-- DATA FOR PROCESSING --
|---|
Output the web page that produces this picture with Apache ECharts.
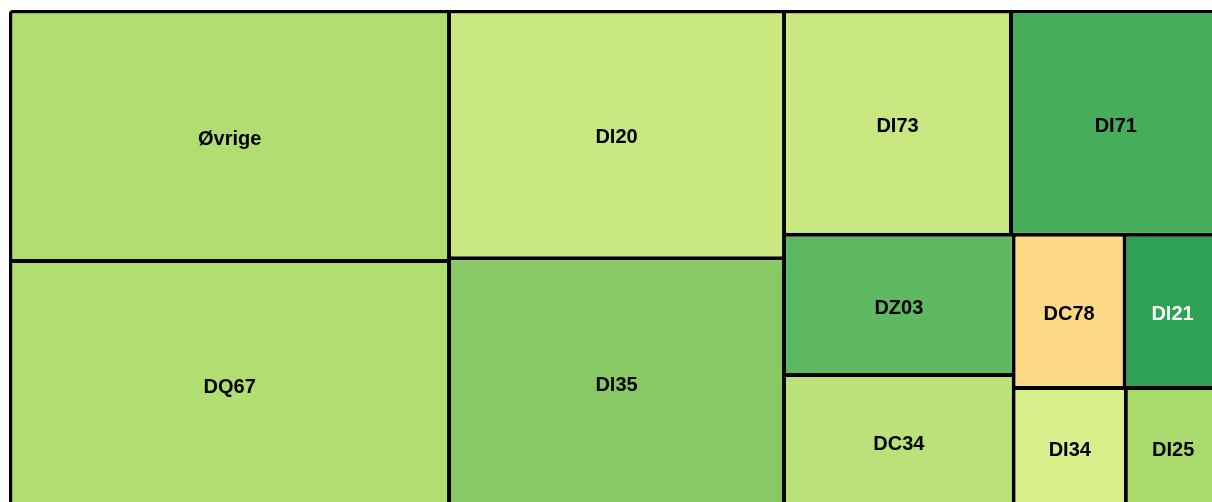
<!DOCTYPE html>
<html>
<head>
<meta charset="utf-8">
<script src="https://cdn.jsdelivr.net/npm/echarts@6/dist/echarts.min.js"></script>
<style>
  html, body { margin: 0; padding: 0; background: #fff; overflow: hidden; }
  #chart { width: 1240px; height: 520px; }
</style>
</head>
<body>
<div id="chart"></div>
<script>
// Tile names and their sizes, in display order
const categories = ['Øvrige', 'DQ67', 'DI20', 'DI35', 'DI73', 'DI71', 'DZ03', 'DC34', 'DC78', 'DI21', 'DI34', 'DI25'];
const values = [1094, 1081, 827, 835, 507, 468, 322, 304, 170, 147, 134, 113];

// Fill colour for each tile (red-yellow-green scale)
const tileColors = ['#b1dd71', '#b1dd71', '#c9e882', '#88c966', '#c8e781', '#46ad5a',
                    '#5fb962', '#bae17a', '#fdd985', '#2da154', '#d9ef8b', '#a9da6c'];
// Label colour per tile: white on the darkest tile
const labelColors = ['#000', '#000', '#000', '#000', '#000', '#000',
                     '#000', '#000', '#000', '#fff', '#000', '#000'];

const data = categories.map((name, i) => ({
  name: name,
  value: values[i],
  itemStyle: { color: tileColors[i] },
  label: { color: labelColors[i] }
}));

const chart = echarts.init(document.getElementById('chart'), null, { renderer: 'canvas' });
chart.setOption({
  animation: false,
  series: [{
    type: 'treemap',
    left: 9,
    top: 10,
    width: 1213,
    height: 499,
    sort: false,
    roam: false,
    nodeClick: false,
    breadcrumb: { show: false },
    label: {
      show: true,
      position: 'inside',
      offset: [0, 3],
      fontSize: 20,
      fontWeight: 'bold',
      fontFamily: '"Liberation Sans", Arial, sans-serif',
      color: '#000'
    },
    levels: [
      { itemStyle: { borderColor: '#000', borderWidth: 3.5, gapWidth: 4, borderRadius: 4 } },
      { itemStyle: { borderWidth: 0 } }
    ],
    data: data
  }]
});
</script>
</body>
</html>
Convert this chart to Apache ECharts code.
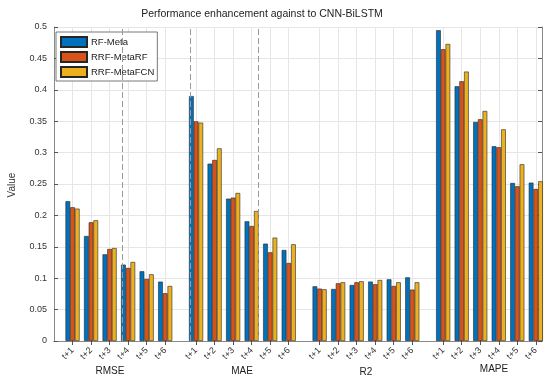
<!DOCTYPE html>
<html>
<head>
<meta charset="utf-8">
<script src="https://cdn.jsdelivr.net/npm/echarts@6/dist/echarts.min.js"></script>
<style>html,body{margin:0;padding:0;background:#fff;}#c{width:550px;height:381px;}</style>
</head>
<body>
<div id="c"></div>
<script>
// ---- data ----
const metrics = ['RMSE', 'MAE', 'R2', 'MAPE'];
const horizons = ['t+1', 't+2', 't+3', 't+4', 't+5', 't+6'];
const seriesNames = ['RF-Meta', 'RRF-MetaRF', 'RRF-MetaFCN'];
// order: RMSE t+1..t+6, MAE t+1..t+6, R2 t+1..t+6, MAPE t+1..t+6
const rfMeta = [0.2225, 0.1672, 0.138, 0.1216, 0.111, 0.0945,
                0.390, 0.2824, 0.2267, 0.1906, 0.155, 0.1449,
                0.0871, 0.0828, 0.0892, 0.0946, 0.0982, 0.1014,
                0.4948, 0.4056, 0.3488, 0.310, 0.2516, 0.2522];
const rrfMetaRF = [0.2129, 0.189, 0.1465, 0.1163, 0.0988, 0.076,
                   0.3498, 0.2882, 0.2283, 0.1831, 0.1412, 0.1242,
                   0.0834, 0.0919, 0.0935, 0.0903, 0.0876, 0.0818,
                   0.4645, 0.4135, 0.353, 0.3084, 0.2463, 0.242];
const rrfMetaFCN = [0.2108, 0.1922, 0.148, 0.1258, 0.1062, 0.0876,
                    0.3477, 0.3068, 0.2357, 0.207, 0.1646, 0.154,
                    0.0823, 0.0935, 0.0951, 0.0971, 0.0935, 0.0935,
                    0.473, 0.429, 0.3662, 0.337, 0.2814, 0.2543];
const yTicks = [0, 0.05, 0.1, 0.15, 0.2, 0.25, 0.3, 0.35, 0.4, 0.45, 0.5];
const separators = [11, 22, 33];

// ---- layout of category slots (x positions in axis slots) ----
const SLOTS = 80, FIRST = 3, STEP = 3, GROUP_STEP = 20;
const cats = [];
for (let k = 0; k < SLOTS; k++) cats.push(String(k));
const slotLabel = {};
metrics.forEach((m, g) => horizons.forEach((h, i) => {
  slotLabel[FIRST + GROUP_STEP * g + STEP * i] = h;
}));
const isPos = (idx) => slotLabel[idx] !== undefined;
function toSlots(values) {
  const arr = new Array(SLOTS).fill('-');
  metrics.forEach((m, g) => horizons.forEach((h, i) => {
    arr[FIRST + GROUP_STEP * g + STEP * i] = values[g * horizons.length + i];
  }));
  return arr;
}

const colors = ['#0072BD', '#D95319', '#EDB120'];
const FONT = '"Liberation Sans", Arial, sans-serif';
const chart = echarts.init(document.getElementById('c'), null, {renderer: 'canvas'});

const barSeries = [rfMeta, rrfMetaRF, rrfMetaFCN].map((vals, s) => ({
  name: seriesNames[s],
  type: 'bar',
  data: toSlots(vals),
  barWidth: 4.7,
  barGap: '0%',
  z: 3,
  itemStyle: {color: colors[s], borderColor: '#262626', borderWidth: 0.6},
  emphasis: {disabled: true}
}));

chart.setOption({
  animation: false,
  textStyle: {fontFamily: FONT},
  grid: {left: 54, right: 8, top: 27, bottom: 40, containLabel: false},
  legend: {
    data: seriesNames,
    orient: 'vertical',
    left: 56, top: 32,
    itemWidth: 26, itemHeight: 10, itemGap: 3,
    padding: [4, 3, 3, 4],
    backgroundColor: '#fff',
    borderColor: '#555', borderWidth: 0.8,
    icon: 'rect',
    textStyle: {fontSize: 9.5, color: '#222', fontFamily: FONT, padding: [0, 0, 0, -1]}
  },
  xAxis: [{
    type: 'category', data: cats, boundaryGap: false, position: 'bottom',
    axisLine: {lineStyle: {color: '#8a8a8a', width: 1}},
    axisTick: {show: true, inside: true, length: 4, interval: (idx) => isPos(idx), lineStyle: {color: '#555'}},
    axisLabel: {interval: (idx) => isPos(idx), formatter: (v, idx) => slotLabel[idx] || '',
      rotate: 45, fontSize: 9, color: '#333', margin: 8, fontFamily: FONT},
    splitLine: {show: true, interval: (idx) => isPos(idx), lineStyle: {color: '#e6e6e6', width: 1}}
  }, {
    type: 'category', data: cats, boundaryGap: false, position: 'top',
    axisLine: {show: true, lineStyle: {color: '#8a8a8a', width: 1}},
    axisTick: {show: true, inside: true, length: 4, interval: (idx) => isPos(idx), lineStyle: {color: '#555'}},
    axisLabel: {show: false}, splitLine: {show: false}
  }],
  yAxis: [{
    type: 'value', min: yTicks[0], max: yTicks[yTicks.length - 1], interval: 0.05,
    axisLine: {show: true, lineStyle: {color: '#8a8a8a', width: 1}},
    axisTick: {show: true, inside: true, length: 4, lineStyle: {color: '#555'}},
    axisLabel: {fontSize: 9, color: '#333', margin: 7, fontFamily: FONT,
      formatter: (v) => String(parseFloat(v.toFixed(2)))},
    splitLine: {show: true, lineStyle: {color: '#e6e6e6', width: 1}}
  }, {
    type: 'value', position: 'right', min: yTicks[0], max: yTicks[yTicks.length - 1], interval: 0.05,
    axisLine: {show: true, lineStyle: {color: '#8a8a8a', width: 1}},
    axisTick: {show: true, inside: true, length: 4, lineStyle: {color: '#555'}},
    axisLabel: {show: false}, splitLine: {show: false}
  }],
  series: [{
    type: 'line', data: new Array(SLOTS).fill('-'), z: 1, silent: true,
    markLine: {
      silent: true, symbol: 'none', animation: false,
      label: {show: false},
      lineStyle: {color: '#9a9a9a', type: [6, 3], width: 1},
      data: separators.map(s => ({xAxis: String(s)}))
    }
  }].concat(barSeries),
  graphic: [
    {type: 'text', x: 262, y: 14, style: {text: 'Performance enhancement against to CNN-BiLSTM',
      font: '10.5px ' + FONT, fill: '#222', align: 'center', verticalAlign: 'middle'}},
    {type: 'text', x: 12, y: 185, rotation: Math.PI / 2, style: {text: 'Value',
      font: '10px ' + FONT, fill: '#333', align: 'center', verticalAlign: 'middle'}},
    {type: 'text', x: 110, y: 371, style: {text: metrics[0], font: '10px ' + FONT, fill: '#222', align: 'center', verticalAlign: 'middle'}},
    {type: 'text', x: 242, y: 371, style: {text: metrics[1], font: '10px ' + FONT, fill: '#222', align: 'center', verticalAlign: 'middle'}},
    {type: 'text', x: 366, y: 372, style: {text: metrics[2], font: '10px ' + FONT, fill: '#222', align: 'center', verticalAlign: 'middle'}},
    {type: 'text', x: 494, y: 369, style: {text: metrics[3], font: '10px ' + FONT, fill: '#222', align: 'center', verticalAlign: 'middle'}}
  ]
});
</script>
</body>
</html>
|---|
Scan the listing above. Gather each line that contains the word "this".

Output the web page that produces this picture with Apache ECharts.
Convert this chart to Apache ECharts code.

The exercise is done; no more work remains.